Когда Сурек торжественным тоном объявил, что «Прага очень довольна», кровь кинулась Йозефу в лицо, а по спине пробежала медленная дрожь. Лейтенант никогда никого не хвалил и не благодарил, а Йозеф слишком хорошо знал методы работы госбезопасности, чтобы питать хоть малейшие иллюзии. Он насторожился, ожидая выпада исподтишка, подленького укола или другой подобной пакости.
– Уверяю, профессор, – продолжил Сурек, – полковник Лоренц высоко ценит ваше сотрудничество. Как вы полагаете, пациент может покинуть санаторий?
– Приступ малярии мы купировали, астму стабилизировали. Рецидив не исключен, но я готов его выписать.
– Он не пожелал отвечать, когда я задал ему этот вопрос.
– Я не могу выставить пациента за дверь. Он слаб и нуждается в отдыхе.
– Мы остаемся в неведении касательно множества вещей. Что он рассказывает вашей дочери на утренних и вечерних прогулках? Он когда-нибудь затрагивал за ужином политические темы, высказывался об СССР или США?
– Никогда.
– Тогда о чем он говорит?
– О том о сем. О пустяках.
– Мы хотим знать все, слышите – все! – Сурек повысил голос.
– Я понимаю, на что вы намекаете, и мне это не нравится!
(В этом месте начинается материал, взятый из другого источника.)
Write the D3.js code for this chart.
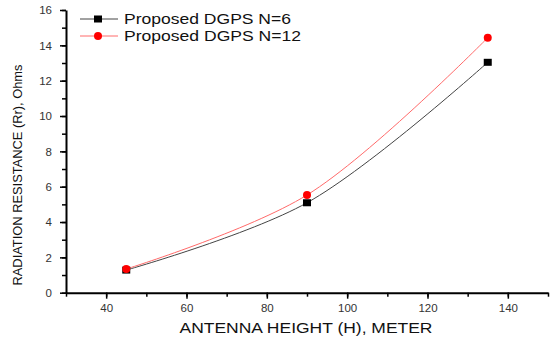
<!DOCTYPE html>
<html>
<head>
<meta charset="utf-8">
<script src="https://cdn.jsdelivr.net/npm/d3@7"></script>
<style>
  body { margin: 0; background: #fff; }
  text { font-family: Arial, "Liberation Sans", sans-serif; }
</style>
</head>
<body>
<svg id="chart" width="550" height="342"></svg>
<script>
// data
var heights = [45, 90, 135];
var rrN6 = [1.28, 5.09, 13.04];
var rrN12 = [1.34, 5.53, 14.43];
var seriesNames = ["Proposed DGPS N=6", "Proposed DGPS N=12"];
var xTicks = [40, 60, 80, 100, 120, 140];
var yTicks = [0, 2, 4, 6, 8, 10, 12, 14, 16];

var svg = d3.select("#chart");

var x = d3.scaleLinear().domain([30, 150]).range([66, 548]);
var y = d3.scaleLinear().domain([0, 16]).range([292.7, 10]);

// minor ticks first so major ones draw on top
var xMinor = d3.axisBottom(x).tickValues(d3.range(30, 151, 10)).tickSize(4).tickFormat("");
svg.append("g").attr("transform", "translate(0,292.7)").call(xMinor)
  .call(g => g.select(".domain").remove())
  .selectAll("line").attr("stroke", "#000").attr("stroke-width", 1.5);

var yMinor = d3.axisLeft(y).tickValues(d3.range(0, 17, 1)).tickSize(4).tickFormat("");
svg.append("g").attr("transform", "translate(66,0)").call(yMinor)
  .call(g => g.select(".domain").remove())
  .selectAll("line").attr("stroke", "#000").attr("stroke-width", 1.5);

var xAxis = d3.axisBottom(x).tickValues(xTicks).tickSize(6).tickSizeOuter(0).tickPadding(5);
var gx = svg.append("g").attr("transform", "translate(0,292.7)").call(xAxis);
gx.select(".domain").attr("stroke", "#000").attr("stroke-width", 2);
gx.selectAll("line").attr("stroke", "#000").attr("stroke-width", 1.5);
gx.selectAll("text").attr("font-size", 11.5).attr("fill", "#333").attr("font-family", "Arial, 'Liberation Sans', sans-serif");

var yAxis = d3.axisLeft(y).tickValues(yTicks).tickSize(6).tickSizeOuter(0).tickPadding(8);
var gy = svg.append("g").attr("transform", "translate(66,0)").call(yAxis);
gy.select(".domain").attr("stroke", "#000").attr("stroke-width", 2);
gy.selectAll("line").attr("stroke", "#000").attr("stroke-width", 1.5);
gy.selectAll("text").attr("font-size", 11.5).attr("fill", "#333").attr("font-family", "Arial, 'Liberation Sans', sans-serif");

// axis titles (the source font is wider, so stretch to its measured length)
svg.append("text")
  .attr("x", 306).attr("y", 333)
  .attr("text-anchor", "middle")
  .attr("font-size", 15)
  .attr("fill", "#111")
  .attr("textLength", 253).attr("lengthAdjust", "spacingAndGlyphs")
  .text("ANTENNA HEIGHT (H), METER");

svg.append("text")
  .attr("transform", "translate(22,175) rotate(-90)")
  .attr("text-anchor", "middle")
  .attr("font-size", 13.5)
  .attr("fill", "#111")
  .attr("textLength", 221).attr("lengthAdjust", "spacingAndGlyphs")
  .text("RADIATION RESISTANCE (Rr), Ohms");

var line = d3.line()
  .x(function(d, i) { return x(heights[i]); })
  .y(function(d) { return y(d); })
  .curve(d3.curveCatmullRom);

var series = [
  { name: seriesNames[0], values: rrN6, line: "#444", mark: "#000", shape: "square", len: 167 },
  { name: seriesNames[1], values: rrN12, line: "#ff6a6a", mark: "#ff0000", shape: "circle", len: 177 }
];

series.forEach(function(s) {
  svg.append("path")
    .datum(s.values)
    .attr("fill", "none")
    .attr("stroke", s.line)
    .attr("stroke-width", 1)
    .attr("d", line);
});

function drawMarker(g, s, cx, cy) {
  if (s.shape === "square") {
    g.append("rect").attr("x", cx - 4).attr("y", cy - 3.5).attr("width", 8).attr("height", 7).attr("fill", s.mark);
  } else {
    g.append("circle").attr("cx", cx).attr("cy", cy).attr("r", 4).attr("fill", s.mark);
  }
}

series.forEach(function(s) {
  s.values.forEach(function(v, i) {
    drawMarker(svg, s, x(heights[i]), y(v));
  });
});

// legend
var legend = svg.append("g");
series.forEach(function(s, i) {
  var ly = 19 + i * 17;
  legend.append("line").attr("x1", 80).attr("x2", 118).attr("y1", ly).attr("y2", ly)
    .attr("stroke", s.line).attr("stroke-width", 1);
  drawMarker(legend, s, 98, ly);
  legend.append("text").attr("x", 124).attr("y", ly + 5)
    .attr("font-size", 15).attr("fill", "#111")
    .attr("textLength", s.len).attr("lengthAdjust", "spacingAndGlyphs")
    .text(s.name);
});
</script>
</body>
</html>
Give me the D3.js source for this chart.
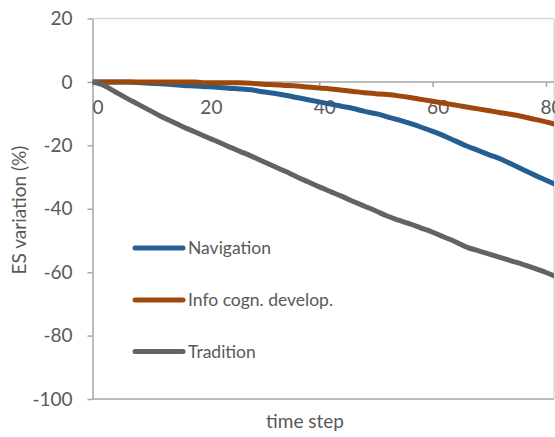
<!DOCTYPE html>
<html>
<head>
<meta charset="utf-8">
<script src="https://unpkg.com/d3@7/dist/d3.min.js"></script>
<style>
  body { margin: 0; background: #fff; }
  text { font-family: Lato, "Open Sans", sans-serif; fill: #595959; }
</style>
</head>
<body>
<div id="chart"></div>
<script>
// time steps (every 2 steps)
const steps = d3.range(0, 84, 2);

const navigation = [0, 0, 0, 0, -0.2, -0.4, -0.6, -0.8, -1.1, -1.3, -1.5, -1.7, -2.0, -2.2,
  -2.5, -3.1, -3.6, -4.2, -4.9, -5.6, -6.3, -7.0, -7.7, -8.4, -9.3, -10.0, -11.0, -12.0,
  -13.1, -14.3, -15.6, -17.0, -18.6, -20.2, -21.6, -23.0, -24.3, -26.0, -27.7, -29.4, -31.0, -32.6];

const infoCogn = [0, 0, 0, 0, 0, 0, 0, 0, 0, 0, -0.3, -0.3, -0.3, -0.3,
  -0.4, -0.7, -0.9, -1.1, -1.3, -1.6, -1.9, -2.2, -2.6, -3.0, -3.4, -3.7, -4.0, -4.4,
  -4.9, -5.5, -6.1, -6.7, -7.3, -7.9, -8.5, -9.1, -9.7, -10.3, -11.0, -11.8, -12.6, -13.5];

const tradition = [0, -1.1, -3.1, -5.1, -7.0, -8.9, -10.8, -12.5, -14.2, -15.7, -17.3, -18.8, -20.4, -21.9,
  -23.4, -25.0, -26.6, -28.2, -29.9, -31.5, -33.1, -34.6, -36.1, -37.7, -39.2, -40.7, -42.3, -43.6,
  -44.8, -46.1, -47.4, -48.9, -50.4, -52.1, -53.2, -54.3, -55.4, -56.5, -57.6, -58.8, -60.1, -61.6];

const seriesNames = ["Navigation", "Info cogn. develop.", "Tradition"];
const seriesColors = ["#255e91", "#9e480e", "#636363"];
const seriesValues = [navigation, infoCogn, tradition];

const xTicks = [0, 20, 40, 60, 80];
const yTicks = [20, 0, -20, -40, -60, -80, -100];

const w = 555, h = 437;

const xScale = d3.scaleLinear().domain([0, 80]).range([92.5, 546]);
const yScale = d3.scaleLinear().domain([-100, 20]).range([399, 18.5]);
const right = 554;

const svg = d3.select("#chart").append("svg")
  .attr("width", w)
  .attr("height", h);

// plot border (top / right, light)
svg.append("line")
  .attr("x1", xScale(0)).attr("x2", right)
  .attr("y1", yScale(20)).attr("y2", yScale(20))
  .attr("stroke", "#d9d9d9").attr("stroke-width", 1.5);
svg.append("line")
  .attr("x1", right).attr("x2", right)
  .attr("y1", yScale(20)).attr("y2", yScale(-100))
  .attr("stroke", "#d9d9d9").attr("stroke-width", 1.5);

// bottom border
svg.append("line")
  .attr("x1", xScale(0)).attr("x2", right)
  .attr("y1", yScale(-100)).attr("y2", yScale(-100))
  .attr("stroke", "#a6a6a6").attr("stroke-width", 1.5);

// y axis (plain hyphen minus like the original)
const yAxis = svg.append("g")
  .attr("transform", "translate(" + xScale(0) + ",0)")
  .call(d3.axisLeft(yScale).tickValues(yTicks).tickFormat(d => String(d))
    .tickSize(5).tickPadding(15).tickSizeOuter(0));
yAxis.select(".domain").attr("stroke", "#a6a6a6").attr("stroke-width", 1.5);
yAxis.selectAll(".tick line").attr("stroke", "#a6a6a6").attr("stroke-width", 1.5);
yAxis.selectAll(".tick text").style("font-size", "19px").attr("fill", "#595959");

// x axis on the zero line
const xAxis = svg.append("g")
  .attr("transform", "translate(0," + yScale(0) + ")")
  .call(d3.axisBottom(xScale).tickValues(xTicks).tickFormat(d => String(d))
    .tickSize(5).tickPadding(14).tickSizeOuter(0));
xAxis.select(".domain").attr("d", "M" + xScale(0) + ",0H" + right)
  .attr("stroke", "#a6a6a6").attr("stroke-width", 1.5);
xAxis.selectAll(".tick line").attr("stroke", "#a6a6a6").attr("stroke-width", 1.5);
xAxis.selectAll(".tick text").style("font-size", "19px").attr("fill", "#595959")
  .attr("dx", 5);

// clip
svg.append("clipPath").attr("id", "clip")
  .append("rect")
  .attr("x", xScale(0)).attr("y", 0)
  .attr("width", right - xScale(0)).attr("height", h);

const line = d3.line()
  .x((d, i) => xScale(steps[i]))
  .y(d => yScale(d))
  .curve(d3.curveMonotoneX);

svg.append("g").attr("clip-path", "url(#clip)")
  .selectAll("path")
  .data(seriesValues)
  .enter()
  .append("path")
  .attr("d", d => line(d))
  .attr("fill", "none")
  .attr("stroke", (d, i) => seriesColors[i])
  .attr("stroke-width", 5)
  .attr("stroke-linejoin", "round");

// legend
const legendY = [248, 300, 351.5];
const legend = svg.append("g");
seriesNames.forEach((name, i) => {
  legend.append("line")
    .attr("x1", 135).attr("x2", 183)
    .attr("y1", legendY[i]).attr("y2", legendY[i])
    .attr("stroke", seriesColors[i])
    .attr("stroke-width", 5)
    .attr("stroke-linecap", "round");
  legend.append("text")
    .attr("x", 188)
    .attr("y", legendY[i])
    .attr("dy", "0.35em")
    .style("font-size", "17.5px")
    .text(name);
});

// axis labels
svg.append("text")
  .attr("x", 305)
  .attr("y", 428)
  .attr("text-anchor", "middle")
  .style("font-size", "19px")
  .text("time step");

svg.append("text")
  .attr("transform", "rotate(-90)")
  .attr("x", -210)
  .attr("y", 26)
  .attr("text-anchor", "middle")
  .style("font-size", "19px")
  .text("ES variation (%)");
</script>
</body>
</html>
Я ни за кем шпионить не стану!
– Тем хуже для вас, я доложу наверх.
Выполнить угрозу лейтенант не успел. Расстроенный Йозеф столкнулся в холле с Рамоном, и тот заметил, что доктор не в себе.
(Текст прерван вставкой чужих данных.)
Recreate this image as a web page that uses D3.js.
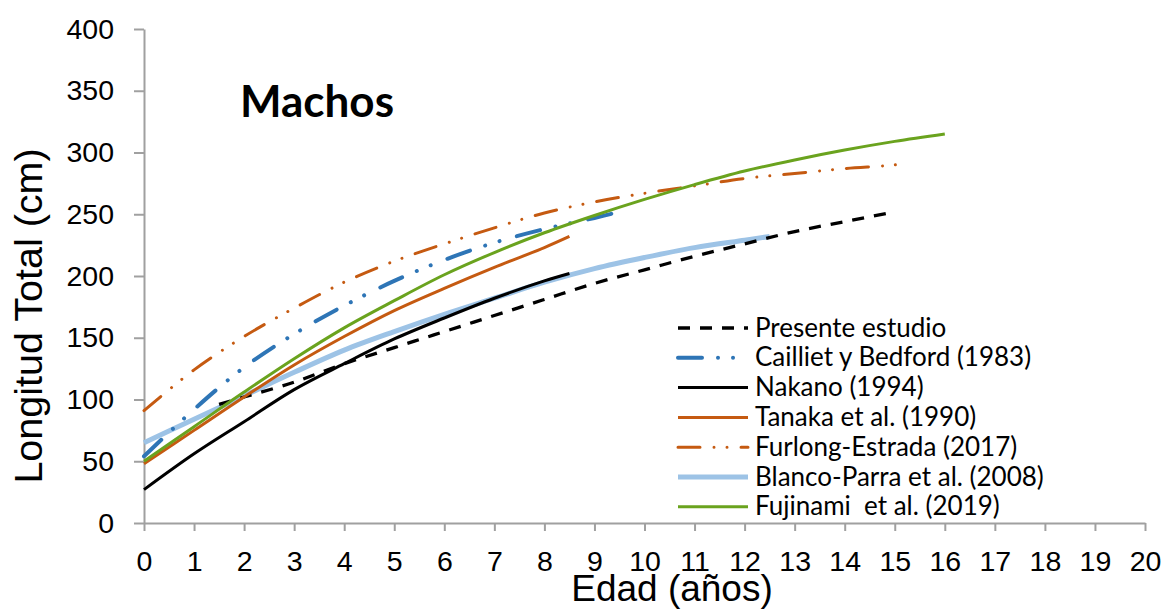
<!DOCTYPE html>
<html>
<head>
<meta charset="utf-8">
<script src="https://cdn.jsdelivr.net/npm/d3@7"></script>
<style>
  html, body { margin: 0; padding: 0; background: #ffffff; }
  svg { display: block; }
  .legend text { white-space: pre; }
</style>
</head>
<body>
<svg id="chart" width="1166" height="610"></svg>
<script>
// Curvas de crecimiento de machos: edad (años) y longitud total (cm)
const presenteEdad = [1.5, 2, 3, 4, 5, 6, 7, 8, 9, 10, 11, 12, 13, 14, 15];
const presenteLT   = [96, 102, 114, 129, 142, 155, 168, 181, 194, 205, 216, 226, 236, 244, 252];

const caillietEdad = [0, 1, 2, 3, 4, 5, 6, 7, 8, 9, 9.5];
const caillietLT   = [54, 92, 126, 153, 176, 196, 213, 227, 238, 247, 252];

const nakanoEdad = [0, 1, 2, 3, 4, 5, 6, 7, 8, 8.5];
const nakanoLT   = [27, 56, 82, 108, 129, 149, 166, 182, 196, 202];

const tanakaEdad = [0, 1, 2, 3, 4, 5, 6, 7, 8, 8.5];
const tanakaLT   = [48, 75, 102, 128, 151, 172, 190, 207, 223, 232];

const furlongEdad = [0, 1, 2, 3, 4, 5, 6, 7, 8, 9, 10, 11, 12, 13, 14, 15, 15.25];
const furlongLT   = [91, 124, 151, 174, 195, 212, 226, 239, 251, 260, 267, 273, 279, 283, 287, 290, 292];

const blancoEdad = [0, 1, 2, 3, 4, 5, 6, 7, 8, 9, 10, 11, 12, 12.5];
const blancoLT   = [65, 84, 103, 122, 140, 155, 169, 182, 195, 206, 215, 223, 229, 232];

const fujinamiEdad = [0, 1, 2, 3, 4, 5, 6, 7, 8, 9, 10, 11, 12, 13, 14, 15, 16];
const fujinamiLT   = [50, 78, 106, 133, 158, 180, 201, 219, 235, 249, 262, 274, 285, 294, 302, 309, 315];

const xTicks = d3.range(0, 21, 1);
const yTicks = d3.range(0, 401, 50);

// Estilo de cada serie (orden de la leyenda)
const series = [
  { name: "Presente estudio",           edad: presenteEdad, lt: presenteLT, color: "#000000", width: 3.3, dash: "12,10",                 cap: "butt"  },
  { name: "Cailliet y Bedford (1983)",  edad: caillietEdad, lt: caillietLT, color: "#2E75B6", width: 4,   dash: "24,16,0.01,15,0.01,18", cap: "round" },
  { name: "Nakano (1994)",              edad: nakanoEdad,   lt: nakanoLT,   color: "#000000", width: 3,   dash: null,                    cap: "butt"  },
  { name: "Tanaka et al. (1990)",       edad: tanakaEdad,   lt: tanakaLT,   color: "#C55A11", width: 3,   dash: null,                    cap: "butt"  },
  { name: "Furlong-Estrada (2017)",     edad: furlongEdad,  lt: furlongLT,  color: "#C55A11", width: 3,   dash: "22,14,0.01,13,0.01,14", cap: "round" },
  { name: "Blanco-Parra et al. (2008)", edad: blancoEdad,   lt: blancoLT,   color: "#9DC3E6", width: 5,   dash: null,                    cap: "butt"  },
  { name: "Fujinami  et al. (2019)",    edad: fujinamiEdad, lt: fujinamiLT, color: "#6AA31E", width: 3,   dash: null,                    cap: "butt"  }
];

const svg = d3.select("#chart");

const x = d3.scaleLinear().domain([0, 20]).range([144, 1145]);
const y = d3.scaleLinear().domain([0, 400]).range([523, 29]);

const axisColor = "#A0A0A0";
const tickFont = "'Liberation Sans', Arial, sans-serif";

// Eje X
const gx = svg.append("g")
  .attr("transform", `translate(0,${y(0)})`)
  .call(d3.axisBottom(x).tickValues(xTicks).tickFormat(d3.format("d")).tickSize(8).tickPadding(20).tickSizeOuter(0));

// Eje Y
const gy = svg.append("g")
  .attr("transform", `translate(${x(0)},0)`)
  .call(d3.axisLeft(y).tickValues(yTicks).tickFormat(d3.format("d")).tickSize(10).tickPadding(20).tickSizeOuter(0));

[gx, gy].forEach(g => {
  g.select(".domain").attr("stroke", axisColor).attr("stroke-width", 2);
  g.selectAll(".tick line").attr("stroke", axisColor).attr("stroke-width", 2);
  g.selectAll(".tick text")
    .attr("fill", "#000")
    .style("font-family", tickFont)
    .style("font-size", "28.5px");
});

// Curvas suavizadas
const line = d3.line()
  .x(d => x(d[0]))
  .y(d => y(d[1]))
  .curve(d3.curveCatmullRom.alpha(0.5));

const curves = svg.append("g");
// La curva gruesa queda por debajo del resto
const drawOrder = [5, 0, 2, 3, 1, 4, 6];
drawOrder.forEach(i => {
  const s = series[i];
  const pts = s.edad.map((e, j) => [e, s.lt[j]]);
  curves.append("path")
    .attr("d", line(pts))
    .attr("fill", "none")
    .attr("stroke", s.color)
    .attr("stroke-width", s.width)
    .attr("stroke-linecap", s.cap)
    .attr("stroke-linejoin", "round")
    .attr("stroke-dasharray", s.dash);
});

// Título interno
svg.append("text")
  .attr("x", 240)
  .attr("y", 117)
  .style("font-family", "Lato, 'Open Sans', sans-serif")
  .style("font-weight", "bold")
  .style("font-size", "44px")
  .attr("fill", "#000")
  .text("Machos");

// Leyenda
const legend = svg.append("g").attr("class", "legend");
series.forEach((s, i) => {
  const cy = 328 + i * 29.8;
  legend.append("line")
    .attr("x1", 678).attr("x2", 748)
    .attr("y1", cy).attr("y2", cy)
    .attr("stroke", s.color)
    .attr("stroke-width", s.width)
    .attr("stroke-linecap", s.cap)
    .attr("stroke-dasharray", s.dash);
  legend.append("text")
    .attr("x", 755)
    .attr("y", cy + 8.5)
    .style("font-family", "Lato, 'Open Sans', sans-serif")
    .style("font-size", "26px")
    .attr("fill", "#000")
    .text(s.name);
});

// Títulos de ejes
svg.append("text")
  .attr("transform", "translate(42,316) rotate(-90)")
  .attr("text-anchor", "middle")
  .style("font-family", tickFont)
  .style("font-size", "39.5px")
  .attr("fill", "#000")
  .text("Longitud Total (cm)");

svg.append("text")
  .attr("x", 672)
  .attr("y", 601)
  .attr("text-anchor", "middle")
  .style("font-family", tickFont)
  .style("font-size", "37px")
  .attr("fill", "#000")
  .text("Edad (años)");
</script>
</body>
</html>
– Что случилось? Почему ты такой красный?
Передавать Рамону конфиденциальный разговор с лейтенантом и упоминать о его предложении «стучать» было очень неразумно, но Йозеф не сдержался.
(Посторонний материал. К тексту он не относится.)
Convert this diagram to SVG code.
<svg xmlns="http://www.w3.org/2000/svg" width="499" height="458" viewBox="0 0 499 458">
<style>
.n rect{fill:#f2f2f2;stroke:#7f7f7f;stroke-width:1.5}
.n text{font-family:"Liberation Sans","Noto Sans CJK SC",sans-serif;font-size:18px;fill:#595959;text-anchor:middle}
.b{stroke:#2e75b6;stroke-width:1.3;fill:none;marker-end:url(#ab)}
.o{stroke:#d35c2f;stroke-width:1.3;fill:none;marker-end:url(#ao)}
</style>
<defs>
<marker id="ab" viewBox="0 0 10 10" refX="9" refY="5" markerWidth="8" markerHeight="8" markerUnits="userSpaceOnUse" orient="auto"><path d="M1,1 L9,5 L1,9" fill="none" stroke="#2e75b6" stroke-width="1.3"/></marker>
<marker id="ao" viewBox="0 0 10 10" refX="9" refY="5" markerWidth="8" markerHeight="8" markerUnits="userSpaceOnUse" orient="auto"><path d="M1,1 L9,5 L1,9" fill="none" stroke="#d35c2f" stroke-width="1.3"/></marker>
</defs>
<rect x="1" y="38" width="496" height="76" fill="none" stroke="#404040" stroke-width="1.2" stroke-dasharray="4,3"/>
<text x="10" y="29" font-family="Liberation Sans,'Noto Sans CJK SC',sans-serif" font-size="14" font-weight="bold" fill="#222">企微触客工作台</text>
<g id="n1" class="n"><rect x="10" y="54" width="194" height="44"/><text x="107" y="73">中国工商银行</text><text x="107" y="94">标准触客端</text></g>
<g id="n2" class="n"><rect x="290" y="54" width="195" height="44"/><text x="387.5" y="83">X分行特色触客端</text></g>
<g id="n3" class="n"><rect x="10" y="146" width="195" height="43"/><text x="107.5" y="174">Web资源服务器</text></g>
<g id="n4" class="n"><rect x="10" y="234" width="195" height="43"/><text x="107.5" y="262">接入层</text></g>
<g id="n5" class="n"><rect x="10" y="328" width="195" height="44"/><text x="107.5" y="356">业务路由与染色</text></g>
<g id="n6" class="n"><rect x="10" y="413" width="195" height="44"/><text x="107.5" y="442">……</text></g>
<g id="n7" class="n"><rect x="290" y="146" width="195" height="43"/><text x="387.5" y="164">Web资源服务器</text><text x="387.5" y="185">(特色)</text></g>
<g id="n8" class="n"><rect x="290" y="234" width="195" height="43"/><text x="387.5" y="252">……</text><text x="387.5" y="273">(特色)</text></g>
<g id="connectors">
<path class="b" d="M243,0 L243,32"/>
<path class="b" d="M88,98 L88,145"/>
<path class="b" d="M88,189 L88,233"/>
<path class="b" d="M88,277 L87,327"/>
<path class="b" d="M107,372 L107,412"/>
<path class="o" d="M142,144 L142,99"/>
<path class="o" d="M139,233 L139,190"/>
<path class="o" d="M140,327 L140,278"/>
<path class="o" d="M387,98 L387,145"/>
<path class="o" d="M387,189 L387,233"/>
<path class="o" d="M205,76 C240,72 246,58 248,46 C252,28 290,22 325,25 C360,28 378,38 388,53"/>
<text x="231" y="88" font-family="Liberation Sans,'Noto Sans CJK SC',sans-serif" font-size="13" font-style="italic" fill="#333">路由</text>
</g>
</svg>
Рамон разъярился. Он орал на Сурека, а тот молчал, как нашкодивший ребенок. Рамон только что не пинками загнал его в кабинет, и они позвонили в Прагу полковнику (лейтенант переводил). Разговор был коротким. Сурек и телохранитель собрали вещи и вышли в холл. Йозеф спросил, может ли он что-нибудь сделать, и Сурек покачал головой. Он не выглядел обиженным, но Йозеф понимал: этот человек умеет скрывать свои истинные чувства, на то он и гэбист.